Duas ontologias, duas ficções

Na semana passada, Agamben falou-nos de duas ontologias, de dois tipos de relação formal entre a linguagem e o ser: a ontologia apofântica, ligada a enunciados, no indicativo, que dizem o verdadeiro e o falso, e a ontologia do comando, ligada a enunciados, no imperativo, que são palavras de ordem.

A apofântica corresponderia aos domínios da ciência e da filosofia; a do comando, aos domínios da religião, do direito e da magia.

Segundo Agamben, a primeira tem cada vez mais cedido espaço, na nossa modernidade que se desilumina, à segunda. Para Agamben, então, há como um obscurecimento na linguagem, nos enunciados que perfazem nosso real. Nossa realidade tem se tornado sempre mais normativa, constrangedora dos nossos modos de ser.

A abertura radical da linguagem acerca do ser em duas ontologias distintas e a ocupação de uma em detrimento da outra, para Agamben, no estado atual de suas pesquisas, talvez seja o elemento do real que mereça ser pensado.

Entretanto, vejo isso de uma maneira diferente.
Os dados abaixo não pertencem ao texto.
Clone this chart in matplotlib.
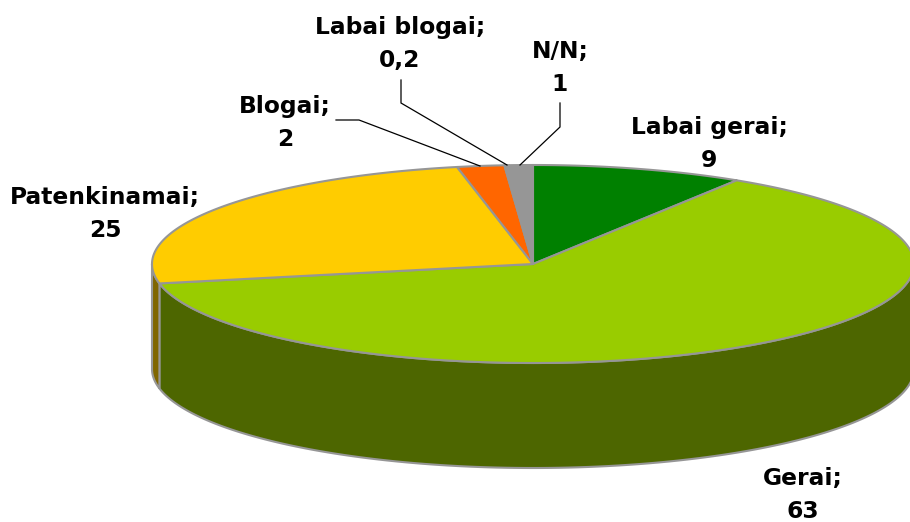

Afinal, na realidade efetiva das coisas, toda ontologia apofântica, todo enunciado com pretensão de verdade não envolve, ele mesmo, em si mesmo, uma normatividade, um comando? As duas ontologias, separadas por Agamben, parecem-me, de fato, uma única.
Isso não quer dizer que Agambem não concorde com Foucault, quando Foucault diz: “...que toda ontologia seja analisada como uma ficção”*.


(*) FOUCAULT, Michel. Le gouvernement de soi et des autres: Cours au Collège de France, 1982-1983. Paris: Seuil/Gallimard, 2008 [1983].  P. 285.